As exporters, they have to buy dollars in order to maintain a favourable exchange rate against it, and they've accumulated large stashes of USD reserves as a result - about $700 billion in China's case - which are vulnerable to dollar depreciation. In fact, the USD has already lost nearly a third of its value over the past five years against a basket of the world's major currencies (mostly the euro) so it isn't as if we are at the beginning of the devaluation process or that it has been provoking any great alarm.
All of the central banks want to see a slow and orderly rebalancing of currencies in order to encourage debt-strapped US consumers to pull back and Chinese and other savers to consume more. US Treasury officials haven't made a secret of the fact that they would welcome China spending somewhat less of its foreign earnings on Treasuries and more on boosting purchasing power at home to absorb more US exports.
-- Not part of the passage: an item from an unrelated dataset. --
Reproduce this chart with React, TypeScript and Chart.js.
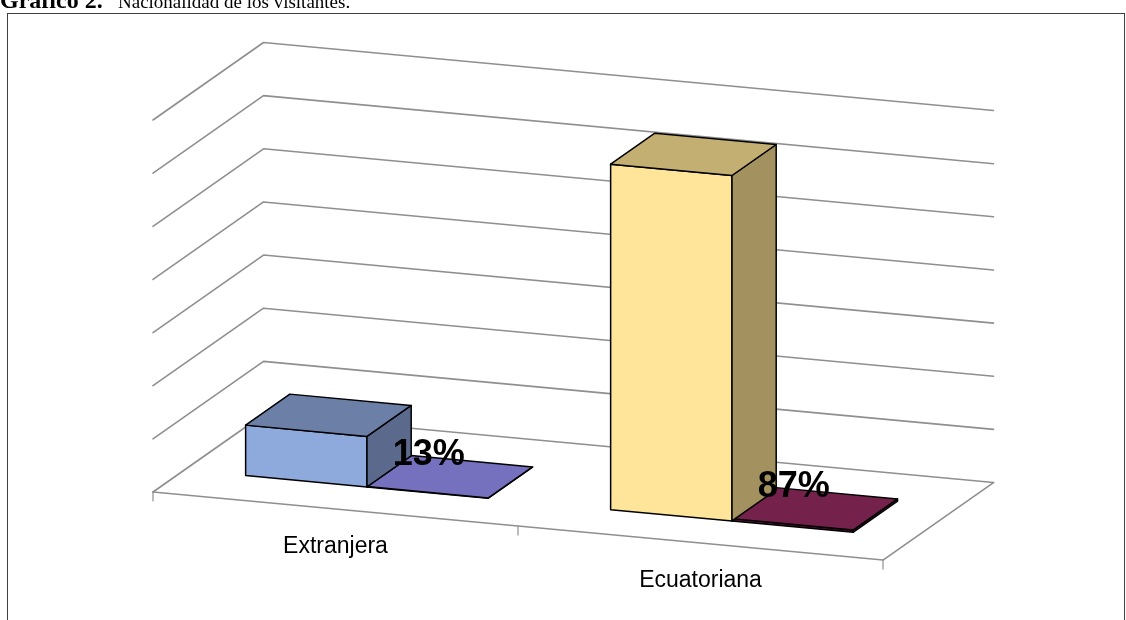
import React, { useEffect, useRef } from "react";
import { Chart, registerables } from "chart.js";

Chart.register(...registerables);

// ---- data ----
const categories = ["Extranjera", "Ecuatoriana"];
const visitantes = [19, 130];
const porcentajes = [0.13, 0.87];
const percentLabels = ["13%", "87%"];
const yMax = 140;
const yStep = 20;

// ---- per-point colours (vary colours by point) ----
const frontColors = ["#8EA9DB", "#FEE599"];
const topColors = ["#6B7FA7", "#C4AF72"];
const sideColors = ["#5B6A8C", "#A39160"];
const tileTopColors = ["#7571BF", "#74224C"];
const tileFrontColors = ["#4E4A87", "#4A1530"];

// ---- pseudo-3D projection settings ----
const DX = 110.5;
const DY = -77.5;
const SLOPE = 0.0932;
const D1 = 0.285;
const D2 = 0.685;

const pseudo3d = {
  id: "pseudo3d",
  beforeDraw(chart: any) {
    const ctx = chart.ctx as CanvasRenderingContext2D;
    ctx.save();
    ctx.fillStyle = "#ffffff";
    ctx.fillRect(0, 0, chart.width, chart.height);
    ctx.strokeStyle = "#404040";
    ctx.lineWidth = 1;
    ctx.strokeRect(7.5, 13.5, 1117, 700);
    ctx.fillStyle = "#000";
    ctx.textAlign = "left";
    ctx.textBaseline = "alphabetic";
    ctx.font = 'bold 24px "Liberation Serif", "Times New Roman", serif';
    ctx.fillText("Gráfico 2.", 0, 8);
    ctx.font = '19px "Liberation Serif", "Times New Roman", serif';
    ctx.fillText("Nacionalidad de los visitantes.", 118, 8);
    ctx.restore();
  },
  afterDatasetsDraw(chart: any) {
    const ctx = chart.ctx as CanvasRenderingContext2D;
    const a = chart.chartArea;
    const xs = chart.scales.x;
    const ys = chart.scales.y;
    const base0 = ys.getPixelForValue(0);
    const H = (v: number) => base0 - ys.getPixelForValue(v);
    const P = (xf: number, d: number, h: number): [number, number] => [
      xf + DX * d,
      base0 + SLOPE * (xf - a.left) + DY * d - h,
    ];
    ctx.save();
    ctx.lineJoin = "round";
    ctx.lineCap = "round";

    // walls gridlines
    let tickVals: number[] = (ys.ticks || []).map((t: any) => t.value);
    if (!tickVals.length) {
      tickVals = [];
      for (let v = 0; v <= yMax; v += yStep) tickVals.push(v);
    }
    ctx.strokeStyle = "#8f8f8f";
    ctx.lineWidth = 1.6;
    for (const v of tickVals) {
      const h = H(v);
      const p0 = P(a.left, 0, h);
      const p1 = P(a.left, 1, h);
      const p2 = P(a.right, 1, h);
      ctx.beginPath();
      ctx.moveTo(p0[0], p0[1]);
      ctx.lineTo(p1[0], p1[1]);
      ctx.lineTo(p2[0], p2[1]);
      ctx.stroke();
    }
    // floor front & right edges
    {
      const p0 = P(a.left, 0, 0);
      const p1 = P(a.right, 0, 0);
      const p2 = P(a.right, 1, 0);
      ctx.beginPath();
      ctx.moveTo(p0[0], p0[1]);
      ctx.lineTo(p1[0], p1[1]);
      ctx.lineTo(p2[0], p2[1]);
      ctx.stroke();
    }
    // category tick marks
    ctx.lineWidth = 1.2;
    const n = categories.length;
    for (let i = 0; i <= n; i++) {
      const xf = a.left + (i * (a.right - a.left)) / n;
      const p = P(xf, 0, 0);
      ctx.beginPath();
      ctx.moveTo(p[0], p[1]);
      ctx.lineTo(p[0], p[1] + 9);
      ctx.stroke();
    }

    const quad = (pts: [number, number][], fill: string) => {
      ctx.beginPath();
      ctx.moveTo(pts[0][0], pts[0][1]);
      for (let k = 1; k < pts.length; k++) ctx.lineTo(pts[k][0], pts[k][1]);
      ctx.closePath();
      ctx.fillStyle = fill;
      ctx.fill();
      ctx.stroke();
    };
    const box = (xl: number, xr: number, h: number, front: string, top: string, side: string) => {
      quad([P(xl, D1, 0), P(xr, D1, 0), P(xr, D1, h), P(xl, D1, h)], front);
      quad([P(xr, D1, 0), P(xr, D2, 0), P(xr, D2, h), P(xr, D1, h)], side);
      quad([P(xl, D1, h), P(xr, D1, h), P(xr, D2, h), P(xl, D2, h)], top);
    };

    const m0 = chart.getDatasetMeta(0);
    const m1 = chart.getDatasetMeta(1);
    ctx.strokeStyle = "#000";
    ctx.lineWidth = 1.5;
    const labelPos: [number, number][] = [];
    for (let i = 0; i < n; i++) {
      const e1 = m1.data[i].getProps(["x", "y", "base", "width"], true);
      const h1 = Math.max(0, e1.base - e1.y);
      box(e1.x - e1.width / 2, e1.x + e1.width / 2, h1, tileFrontColors[i], tileTopColors[i], tileFrontColors[i]);
      labelPos.push(P(e1.x, (D1 + D2) / 2, h1));
      const e0 = m0.data[i].getProps(["x", "y", "base", "width"], true);
      const h0 = Math.max(0, e0.base - e0.y);
      box(e0.x - e0.width / 2, e0.x + e0.width / 2, h0, frontColors[i], topColors[i], sideColors[i]);
    }

    // category labels
    ctx.fillStyle = "#000";
    ctx.textAlign = "center";
    ctx.textBaseline = "alphabetic";
    ctx.font = '23px "Liberation Sans", Arial, sans-serif';
    for (let i = 0; i < n; i++) {
      const xf = xs.getPixelForValue(i);
      const p = P(xf, 0, 0);
      ctx.fillText(categories[i], xf, p[1] + 44);
    }
    // data labels (percent series)
    ctx.font = 'bold 36px "Liberation Sans", Arial, sans-serif';
    for (let i = 0; i < n; i++) {
      const p = labelPos[i];
      ctx.fillText(percentLabels[i], p[0] - 21, p[1] - 12);
    }
    ctx.restore();
  },
};

export default function App() {
  const ref = useRef<HTMLCanvasElement | null>(null);
  useEffect(() => {
    if (!ref.current) return;
    const chart = new Chart(ref.current, {
      type: "bar",
      data: {
        labels: categories,
        datasets: [
          {
            label: "Visitantes",
            data: visitantes,
            backgroundColor: "rgba(0,0,0,0)",
            borderWidth: 0,
          },
          {
            label: "Porcentaje",
            data: porcentajes,
            backgroundColor: "rgba(0,0,0,0)",
            borderWidth: 0,
          },
        ],
      },
      options: {
        responsive: false,
        animation: false,
        devicePixelRatio: 1,
        layout: { padding: { left: 153, right: 243, top: 120, bottom: 128 } },
        datasets: { bar: { categoryPercentage: 0.665, barPercentage: 1 } },
        plugins: {
          legend: { display: false },
          tooltip: { enabled: false },
          title: { display: false },
        },
        scales: {
          x: { type: "category", display: false, offset: true, grid: { display: false } },
          y: { display: false, min: 0, max: yMax, ticks: { stepSize: yStep } },
        },
      } as any,
      plugins: [pseudo3d],
    });
    return () => chart.destroy();
  }, []);
  return (
    <div style={{ position: "fixed", left: 0, top: 0, width: 1126, height: 620, overflow: "hidden", background: "#fff" }}>
      <canvas ref={ref} width={1126} height={620} style={{ display: "block", width: 1126, height: 620 }} />
    </div>
  );
}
Naturally, there is always the danger of sudden collapse if investors abruptly lose confidence in the dollar for any reason. Maybe it will be triggered by a US crash precipitated by the unwinding of the housing bubble, but while foreign investors are worried about possible hidden exposure of their own banks and funds to the seized-up MBS market, they haven't as yet shown any signs of abandoning the the dollar. On the contrary, during the latest round of jitters, they seem up to now to have moved more strongly into Treasuries in a "flight to quality".